E essa cultura de mandar todos para a cadeia causa também a superpopulação carcerária. iG: Ela faz com que o Estado perca o controle do presídio, não é?
Nunes: Com a superlotação, quem acaba mandando nos presídios são os presos.
Para se proteger lá dentro é preciso criar ou se juntar a facções criminosas, que controlam presídios e dão ordens para ações exteriores.
Então, uma vez dentro, muitos vão para o crime organizado como forma de se proteger.
Com isso, não há como se recuperar lá dentro.
A pessoa vai sair pior do que entrou.
E vai sair, pois no Brasil não há pena de morte ou perpétua. iG: E quanto ao programa do CNJ que oferece vagas de emprego para ex-detentos?
Nunes: Há vagas, mas não há qualificação. É preciso qualificar os presos. iG: Há alternativas para o sistema?
Nunes: Hoje tem que fechar a porta de entrada e abrir a de saída.
Quase 80% da população carcerária é jovem, se ele não se recupera, ele vai ter muito tempo para a criminalidade.

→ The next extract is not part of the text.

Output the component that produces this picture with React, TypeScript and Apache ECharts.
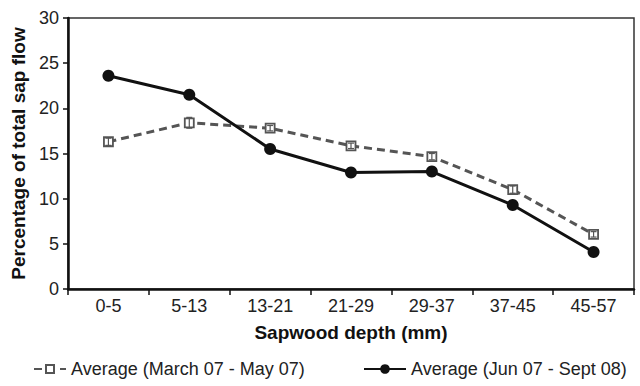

E hoje a reincidência chega à casa dos 80%.
Nos últimos cinco anos aumentou em 41% a população carcerária.
Em Minas Gerais o aumento foi de 88%.
Lá não há vara de penas alternativas, então, mesmo por crimes pequenos, as pessoas vão para cadeia.
Nós temos uma bomba relógio nos presídios.
O Executivo tem que encarar isso como uma situação de Estado.
A população carcerária só aumenta e as pessoas saem pior do que quando entraram.
Muitos criticam quando falamos que é preciso evitar a cadeia, mas é o que tem que ser feito, tem que se buscar a pena alternativa. iG: Ainda há casos de presos que ficam por mais tempo do que deveriam na cadeia?
Nunes: Antes do CNJ não havia órgão central para controlar.
Estamos montando um banco de dados agora.
Hoje não há um sistema que avise que a pena acabou, fica a cargo do servidor no presídio ver isso. É preciso um sistema informatizado.
Hoje, quando a pena acaba, o trâmite para soltar, em casos extremos, chega a até um ano. iG: Não se ouve mais falar em abuso sexual dentro dos presídios.
Isso está controlado?
Nunes: Os casos são muitos, mas não há como quantificar isso, não há como ter uma estatística pois o preso abusado não diz, não fala, ele esconde que isso aconteceu.
Mas é muito freqüente, infelizmente.